Background on the Human Species - Story Related

Just a warning to my readers: This contains spoilers!  While the book isn’t published or even done, what follows might ruin it for you one day in the far-flung future as you read my book curled up around a holographic fire.  BE WARNED!


Some information on Humanity in the story

Where do Humans Come from?

     The story is set in a variety of genres.  On the largest scale, the story is science fiction pulp (or operatic) and on the smallest scale the story is a healthy mixture of Steampunk and Fantasy.  Reconciling these disparate sub-genres is not an easy task, but is possible.  Here we go!

     There are two distinct varieties of Terrans (Terran, of course, is a blanket term for earthlings): Pre-stellar colonial Terrans and Diasporic Terrans. 
     Pre-stellar Colonial Terrans (or Colonials for short) represent those worlds and populations who have, since founding their worlds, forgotten the origins of their species and have yet to redevelop interstellar travel.  These worlds can exist (and do) at or below the technological levels of current Earth.  The majority of Terran worlds fit into the Colonial category, as Terran colonial efforts for several centuries occurred at or below the speed of light, and could take a very long time (for example, using a pulsed propulsion system could accelerate a ship to 10% the speed of light, and would still take sixty to seventy years to reach Alpha Centuari, more so on Earth due to relativity).
     With these massive distances, and no way to make return trips (set amounts of fuel were usually stored for one trip, one way) Colony ships were equipped with everything the first population needed to get themselves started, and left very little room for error, with no real buffer zone for rations, machinery, and housing (including a gross error in calculating for population growth in transit).  While there is no significant research into the early founding worlds, evidence suggests that 80% of them would become Pre-stellar and remain so for many generations.
     The main world in our story – Taleasia – is an example of a Pre-Stellar Colonial World, where the fight to survive outweighed the desire to keep things like computers, data storage devices, and electronics functioning.  What value does a portable music device have to a subsistence farmer anyways?

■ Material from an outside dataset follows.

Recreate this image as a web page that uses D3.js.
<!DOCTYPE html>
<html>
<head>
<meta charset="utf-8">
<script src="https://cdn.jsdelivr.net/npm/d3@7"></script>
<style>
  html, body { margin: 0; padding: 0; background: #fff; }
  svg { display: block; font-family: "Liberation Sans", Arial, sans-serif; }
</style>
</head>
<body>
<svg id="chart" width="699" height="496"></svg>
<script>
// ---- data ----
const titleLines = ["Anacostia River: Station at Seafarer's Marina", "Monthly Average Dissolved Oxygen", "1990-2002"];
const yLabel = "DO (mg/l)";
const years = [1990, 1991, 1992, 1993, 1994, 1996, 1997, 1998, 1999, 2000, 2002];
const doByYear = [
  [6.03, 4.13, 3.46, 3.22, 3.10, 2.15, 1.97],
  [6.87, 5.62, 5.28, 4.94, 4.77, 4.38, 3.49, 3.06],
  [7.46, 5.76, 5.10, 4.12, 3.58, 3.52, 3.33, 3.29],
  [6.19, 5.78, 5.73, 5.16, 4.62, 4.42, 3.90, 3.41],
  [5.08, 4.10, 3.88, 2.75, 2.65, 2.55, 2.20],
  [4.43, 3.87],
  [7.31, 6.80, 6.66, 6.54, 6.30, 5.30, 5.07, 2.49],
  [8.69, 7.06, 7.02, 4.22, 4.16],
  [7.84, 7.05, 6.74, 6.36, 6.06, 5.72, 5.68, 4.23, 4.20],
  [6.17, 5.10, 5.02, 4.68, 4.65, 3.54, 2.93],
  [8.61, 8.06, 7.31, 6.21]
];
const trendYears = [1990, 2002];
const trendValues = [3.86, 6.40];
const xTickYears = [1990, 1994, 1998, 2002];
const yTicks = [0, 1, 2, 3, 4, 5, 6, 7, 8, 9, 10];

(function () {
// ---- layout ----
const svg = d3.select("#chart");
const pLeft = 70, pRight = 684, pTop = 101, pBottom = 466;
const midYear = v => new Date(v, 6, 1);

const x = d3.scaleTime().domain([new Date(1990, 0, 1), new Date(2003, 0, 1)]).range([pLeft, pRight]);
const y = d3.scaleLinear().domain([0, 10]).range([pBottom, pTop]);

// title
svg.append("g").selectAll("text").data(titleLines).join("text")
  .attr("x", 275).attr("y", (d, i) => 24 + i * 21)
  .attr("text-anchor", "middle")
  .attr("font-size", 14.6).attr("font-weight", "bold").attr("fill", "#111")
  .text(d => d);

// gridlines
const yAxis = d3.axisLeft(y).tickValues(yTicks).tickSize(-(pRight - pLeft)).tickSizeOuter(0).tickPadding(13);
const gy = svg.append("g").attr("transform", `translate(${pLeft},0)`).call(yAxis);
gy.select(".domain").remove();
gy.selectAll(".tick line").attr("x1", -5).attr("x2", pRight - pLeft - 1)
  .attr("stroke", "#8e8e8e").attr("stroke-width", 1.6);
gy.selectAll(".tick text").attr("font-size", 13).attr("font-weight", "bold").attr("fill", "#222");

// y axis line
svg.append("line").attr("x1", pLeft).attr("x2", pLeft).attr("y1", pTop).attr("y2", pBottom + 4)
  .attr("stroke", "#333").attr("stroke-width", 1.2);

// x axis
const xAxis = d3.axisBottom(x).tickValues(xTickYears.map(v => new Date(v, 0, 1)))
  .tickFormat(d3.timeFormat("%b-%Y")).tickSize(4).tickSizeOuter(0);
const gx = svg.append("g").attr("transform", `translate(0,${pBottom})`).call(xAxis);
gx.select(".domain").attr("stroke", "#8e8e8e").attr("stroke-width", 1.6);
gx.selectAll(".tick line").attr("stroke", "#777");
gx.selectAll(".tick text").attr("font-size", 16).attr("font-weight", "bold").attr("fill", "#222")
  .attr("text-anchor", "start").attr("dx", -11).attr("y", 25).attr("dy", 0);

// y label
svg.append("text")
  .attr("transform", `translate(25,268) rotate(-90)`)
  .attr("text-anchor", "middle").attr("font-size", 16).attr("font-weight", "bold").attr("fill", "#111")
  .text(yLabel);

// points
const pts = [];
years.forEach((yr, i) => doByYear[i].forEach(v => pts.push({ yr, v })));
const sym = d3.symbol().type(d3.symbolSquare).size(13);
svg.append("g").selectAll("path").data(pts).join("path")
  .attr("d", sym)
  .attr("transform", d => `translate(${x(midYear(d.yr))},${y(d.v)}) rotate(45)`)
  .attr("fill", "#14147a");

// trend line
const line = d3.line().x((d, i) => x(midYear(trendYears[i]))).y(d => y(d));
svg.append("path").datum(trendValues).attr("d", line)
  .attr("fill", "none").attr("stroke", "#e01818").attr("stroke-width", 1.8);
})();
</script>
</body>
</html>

     Diasporic Terrans represent two separate but equal groups.  The first are the rare 10% of early founding worlds that were able to quickly gain a footing in stellar travel.  Most of these colonies maintained their ship as a fortress or base of operations (where as Colonials were usually forced to scrap the ship for metal).  These worlds then, have continued the spirit of Earth, and are a far brighter light in the sky (proverbially) for other worlds to find.
     The second group of Diasporic Terrans come from a time period referred to as The Second Founding.  Earth, still under the constant population pressures, have begun developing FTL (Faster than Light) engines and colony ships, developing worlds at greater distances from Earth, and maintaining communications with them (using what’s called a nano-pin relay).

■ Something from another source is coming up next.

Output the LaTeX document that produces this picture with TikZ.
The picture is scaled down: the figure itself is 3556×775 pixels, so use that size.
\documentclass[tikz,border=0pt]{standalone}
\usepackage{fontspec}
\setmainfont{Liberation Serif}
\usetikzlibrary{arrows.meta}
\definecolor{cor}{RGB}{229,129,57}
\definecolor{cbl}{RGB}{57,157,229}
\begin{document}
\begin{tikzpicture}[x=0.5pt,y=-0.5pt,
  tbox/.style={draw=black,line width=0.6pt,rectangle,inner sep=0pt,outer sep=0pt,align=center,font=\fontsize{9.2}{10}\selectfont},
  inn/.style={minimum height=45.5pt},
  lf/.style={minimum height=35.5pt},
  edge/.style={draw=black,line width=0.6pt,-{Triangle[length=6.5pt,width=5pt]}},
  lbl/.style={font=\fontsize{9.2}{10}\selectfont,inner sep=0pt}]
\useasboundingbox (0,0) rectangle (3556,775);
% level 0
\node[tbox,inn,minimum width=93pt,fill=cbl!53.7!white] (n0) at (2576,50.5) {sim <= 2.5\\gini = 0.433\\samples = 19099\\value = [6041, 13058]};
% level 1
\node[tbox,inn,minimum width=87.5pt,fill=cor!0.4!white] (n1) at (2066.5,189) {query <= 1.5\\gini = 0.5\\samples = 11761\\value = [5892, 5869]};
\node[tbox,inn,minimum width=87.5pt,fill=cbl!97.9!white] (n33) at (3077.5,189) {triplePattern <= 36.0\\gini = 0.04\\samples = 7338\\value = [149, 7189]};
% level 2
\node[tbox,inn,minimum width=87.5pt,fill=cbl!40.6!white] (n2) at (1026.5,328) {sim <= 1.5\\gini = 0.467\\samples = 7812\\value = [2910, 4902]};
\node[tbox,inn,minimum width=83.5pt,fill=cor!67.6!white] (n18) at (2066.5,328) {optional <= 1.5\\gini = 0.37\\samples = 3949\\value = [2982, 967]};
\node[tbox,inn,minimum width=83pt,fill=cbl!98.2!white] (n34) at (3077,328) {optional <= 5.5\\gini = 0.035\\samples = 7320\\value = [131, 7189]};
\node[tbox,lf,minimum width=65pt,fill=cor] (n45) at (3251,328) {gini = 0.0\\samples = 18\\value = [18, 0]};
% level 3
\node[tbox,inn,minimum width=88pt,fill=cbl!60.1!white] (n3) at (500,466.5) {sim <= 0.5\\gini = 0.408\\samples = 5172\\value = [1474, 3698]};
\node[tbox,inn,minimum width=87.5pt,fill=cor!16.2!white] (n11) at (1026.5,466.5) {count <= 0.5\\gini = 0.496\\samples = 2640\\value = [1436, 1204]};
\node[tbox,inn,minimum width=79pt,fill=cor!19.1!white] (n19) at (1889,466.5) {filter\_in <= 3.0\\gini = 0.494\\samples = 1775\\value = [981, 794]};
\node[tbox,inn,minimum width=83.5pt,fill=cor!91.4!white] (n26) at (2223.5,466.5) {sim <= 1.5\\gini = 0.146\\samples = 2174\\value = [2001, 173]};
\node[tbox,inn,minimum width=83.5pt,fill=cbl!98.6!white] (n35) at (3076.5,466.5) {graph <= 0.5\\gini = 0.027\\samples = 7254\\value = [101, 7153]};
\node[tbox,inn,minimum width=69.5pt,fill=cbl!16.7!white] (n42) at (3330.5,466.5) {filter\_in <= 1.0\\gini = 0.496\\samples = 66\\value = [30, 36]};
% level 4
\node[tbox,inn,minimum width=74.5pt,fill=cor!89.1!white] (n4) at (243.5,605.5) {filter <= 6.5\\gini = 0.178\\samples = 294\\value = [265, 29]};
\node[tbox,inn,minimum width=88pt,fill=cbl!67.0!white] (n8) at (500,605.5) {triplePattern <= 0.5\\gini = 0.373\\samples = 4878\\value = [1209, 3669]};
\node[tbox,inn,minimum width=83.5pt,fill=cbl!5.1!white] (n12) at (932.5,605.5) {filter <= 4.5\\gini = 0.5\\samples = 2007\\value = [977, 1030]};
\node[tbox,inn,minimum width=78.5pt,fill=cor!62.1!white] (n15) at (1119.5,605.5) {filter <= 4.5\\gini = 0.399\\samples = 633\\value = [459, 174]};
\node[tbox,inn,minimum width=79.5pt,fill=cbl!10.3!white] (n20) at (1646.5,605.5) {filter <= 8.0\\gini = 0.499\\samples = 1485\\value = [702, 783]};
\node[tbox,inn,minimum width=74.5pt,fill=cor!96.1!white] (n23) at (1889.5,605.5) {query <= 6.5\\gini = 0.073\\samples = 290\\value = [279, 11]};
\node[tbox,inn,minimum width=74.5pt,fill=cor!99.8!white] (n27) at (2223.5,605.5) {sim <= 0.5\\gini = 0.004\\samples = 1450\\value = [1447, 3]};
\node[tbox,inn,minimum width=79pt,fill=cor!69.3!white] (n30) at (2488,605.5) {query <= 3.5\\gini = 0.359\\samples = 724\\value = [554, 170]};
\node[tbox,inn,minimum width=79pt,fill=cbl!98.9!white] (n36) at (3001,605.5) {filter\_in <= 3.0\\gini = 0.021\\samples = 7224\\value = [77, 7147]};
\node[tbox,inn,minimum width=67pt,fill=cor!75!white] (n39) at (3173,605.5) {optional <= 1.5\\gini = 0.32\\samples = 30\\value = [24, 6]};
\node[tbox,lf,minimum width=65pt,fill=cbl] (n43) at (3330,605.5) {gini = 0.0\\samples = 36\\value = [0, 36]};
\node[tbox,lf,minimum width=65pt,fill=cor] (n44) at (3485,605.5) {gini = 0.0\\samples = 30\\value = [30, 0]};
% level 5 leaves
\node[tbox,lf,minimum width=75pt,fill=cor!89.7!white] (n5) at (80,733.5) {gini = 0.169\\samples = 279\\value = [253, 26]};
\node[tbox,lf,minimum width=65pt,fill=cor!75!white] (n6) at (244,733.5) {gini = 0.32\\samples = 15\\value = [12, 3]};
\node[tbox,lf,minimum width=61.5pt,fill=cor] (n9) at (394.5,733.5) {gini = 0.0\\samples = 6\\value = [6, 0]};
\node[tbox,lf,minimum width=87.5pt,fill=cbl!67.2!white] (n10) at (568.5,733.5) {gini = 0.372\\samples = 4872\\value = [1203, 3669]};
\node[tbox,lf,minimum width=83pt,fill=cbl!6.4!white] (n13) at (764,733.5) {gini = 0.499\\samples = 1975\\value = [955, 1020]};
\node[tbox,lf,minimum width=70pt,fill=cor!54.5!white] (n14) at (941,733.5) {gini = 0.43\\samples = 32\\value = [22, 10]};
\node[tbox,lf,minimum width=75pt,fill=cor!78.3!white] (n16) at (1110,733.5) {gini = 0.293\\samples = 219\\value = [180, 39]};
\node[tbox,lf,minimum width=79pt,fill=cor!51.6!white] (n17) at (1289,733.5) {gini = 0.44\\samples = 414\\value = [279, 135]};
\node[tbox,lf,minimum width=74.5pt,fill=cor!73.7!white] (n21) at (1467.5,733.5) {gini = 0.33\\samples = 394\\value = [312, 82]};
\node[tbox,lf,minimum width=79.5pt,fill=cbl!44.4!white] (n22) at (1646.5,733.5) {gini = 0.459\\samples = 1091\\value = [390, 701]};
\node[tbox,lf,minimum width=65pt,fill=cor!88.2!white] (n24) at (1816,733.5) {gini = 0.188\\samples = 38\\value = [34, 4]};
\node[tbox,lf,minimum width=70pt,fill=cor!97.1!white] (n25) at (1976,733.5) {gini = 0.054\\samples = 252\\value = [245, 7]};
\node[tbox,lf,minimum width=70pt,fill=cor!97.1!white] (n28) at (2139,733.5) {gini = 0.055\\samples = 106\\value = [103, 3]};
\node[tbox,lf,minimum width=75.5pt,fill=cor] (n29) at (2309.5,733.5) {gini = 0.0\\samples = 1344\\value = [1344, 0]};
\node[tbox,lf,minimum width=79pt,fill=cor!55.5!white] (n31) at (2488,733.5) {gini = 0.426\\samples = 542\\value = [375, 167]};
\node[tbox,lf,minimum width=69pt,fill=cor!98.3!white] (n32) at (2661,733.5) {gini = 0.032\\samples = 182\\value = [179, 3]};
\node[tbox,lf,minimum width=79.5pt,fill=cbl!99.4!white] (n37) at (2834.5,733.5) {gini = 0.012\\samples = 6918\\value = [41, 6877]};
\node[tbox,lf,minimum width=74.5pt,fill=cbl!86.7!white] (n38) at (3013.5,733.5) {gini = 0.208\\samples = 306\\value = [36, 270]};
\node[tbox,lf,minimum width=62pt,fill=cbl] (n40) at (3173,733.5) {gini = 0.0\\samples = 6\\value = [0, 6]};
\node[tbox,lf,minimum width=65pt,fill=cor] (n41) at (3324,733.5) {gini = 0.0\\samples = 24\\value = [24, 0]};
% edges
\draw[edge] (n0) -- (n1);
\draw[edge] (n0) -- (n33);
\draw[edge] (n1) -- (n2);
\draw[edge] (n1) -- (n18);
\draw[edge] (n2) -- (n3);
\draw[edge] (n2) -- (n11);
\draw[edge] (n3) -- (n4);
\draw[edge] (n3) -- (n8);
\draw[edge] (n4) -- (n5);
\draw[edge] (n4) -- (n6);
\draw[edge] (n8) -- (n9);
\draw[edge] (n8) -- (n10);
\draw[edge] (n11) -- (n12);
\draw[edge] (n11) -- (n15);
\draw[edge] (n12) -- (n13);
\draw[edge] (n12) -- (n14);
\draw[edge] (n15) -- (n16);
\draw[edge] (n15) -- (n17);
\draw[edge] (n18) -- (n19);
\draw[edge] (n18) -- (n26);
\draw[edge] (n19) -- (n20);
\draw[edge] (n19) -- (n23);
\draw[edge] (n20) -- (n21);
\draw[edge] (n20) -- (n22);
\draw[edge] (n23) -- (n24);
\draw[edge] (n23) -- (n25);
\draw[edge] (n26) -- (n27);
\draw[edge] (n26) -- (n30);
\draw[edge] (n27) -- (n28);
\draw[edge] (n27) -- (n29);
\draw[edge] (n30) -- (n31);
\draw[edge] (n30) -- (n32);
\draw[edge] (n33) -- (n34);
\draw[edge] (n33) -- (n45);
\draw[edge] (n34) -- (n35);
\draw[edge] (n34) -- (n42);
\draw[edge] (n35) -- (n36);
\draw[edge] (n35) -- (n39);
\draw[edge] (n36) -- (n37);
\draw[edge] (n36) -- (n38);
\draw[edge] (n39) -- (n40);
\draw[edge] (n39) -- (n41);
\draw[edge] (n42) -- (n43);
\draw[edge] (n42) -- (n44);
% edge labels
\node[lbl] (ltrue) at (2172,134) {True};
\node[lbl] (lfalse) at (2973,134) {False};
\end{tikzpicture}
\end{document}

A Note on the Human Genome Variants

    When Earth began its push into space (to cope with overpopulation and resource shortage), it was akin to infants leaving their mother’s custody for the first time.  They were entirely ignorant of the real threats in the blackness of space, and even more ignorant of the impact of their own act of playing God in tandem with the unknowns of space.
    While Engineers and Scientists designed each Colony Ship to withstand known levels of radiation from the pulse propulsion systems and from cosmic interference, they could not possibly prepare a ship for levels of radiation, or for the closed gene pool and several generations of reproduction.
    Couple these levels of radiation with the penchant of pre-Diasporic bio-engineers to attempt to alter human populations so as to reduce any given factor, and you have a broad spectrum of potential genome variations at the destinations.
    For example, some Diasporic Terran worlds have reported, from their earliest years, cases of lycanthropy in the population.  Originally dismissed as folklore and campfire stories by scientists, some credence has been given to these stories.  The genomes associated with Congenital hypertrichosis (ed: look it up here, I’m not making this up) causes a wolf like appearance, and social ignorance might have caused individuals affected to revert to a feral survival state.
    Essentially, there is little limit to the variety expected on Colonial/Diasporic worlds, and some researchers have proposed, that with time and breeding, new varieties of distinctly unique sapiens species might have developed (ed: Yes, Elves might appear and they might be genome variant 3LF).
    
ed: I'm working on more content as we speak, but I wanted to post this bit of juiciness for you right now, because I got excited and wanted to see some other people's opinions

1 comments:

Emily said...

A nice combo of old,new and everything inbetween, plus some thought out creativity. Got a lot of visuals while reading this fraction of history, of The-Book-That-Stu's-writting. Let's just hope that come the time of it's movie début, sed director doesn't insert new plotline that has already been done!!!!!!!!!!